Non mancano nemmeno trovate davvero banali, che certo un lettore attento non potrà che giudicare negative: un certo oggetto magico viene utilizzato in maniera impropria e così vale per un altro artificio narrativo utilizzato da Albus Severus Potter che certo Mrs.
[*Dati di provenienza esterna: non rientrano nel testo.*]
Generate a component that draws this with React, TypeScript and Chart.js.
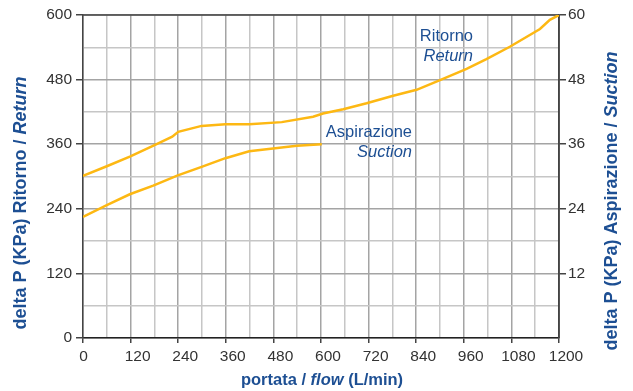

Rowling avrebbe potuto evitare, trovando un escamotage più elegante – certo non le sarebbe mancata la fantasia per farlo!
Con i suoi pregi e i suoi difetti, Harry Potter and the Cursed Child è tra le nostre mani, e certo i fans non smetteranno tanto presto di parlare di questa sceneggiatura che, nel bene e nel male, si è aggiudicata numerosi rumors e discussioni nei tempi a venire ancora per molto, molto tempo.
Sull’autrice:
Joanne Rowling (nata a Yate, il 31 luglio 1965): scrittrice, disegnatrice, fervida mente dietro il successo dei sette romanzi che formano la saga di Harry Potter – il primo, Harry Potter e la Pietra Filosofale, è uscito nel 1997, edito dalla casa editrice Bloomsbury.
Ha firmato i suoi romanzi dietro lo pseudonimo “J.K. Rowling”, dove la “K” sta per Kathleen, nome della nonna.
Lo stesso fa quando, nel 2012, esce The Casual Vacancy (in Italia Il Seggio Vacante), primo romanzo non legato alla serie di Harry Potter.
Nel 2013 pubblica la sua prima opera con lo pseudonimo di Robert Galbraith – in Italia Il Richiamo del Cuculo -, ponendo così il primo tassello alla saga del detective Cormoran Strike.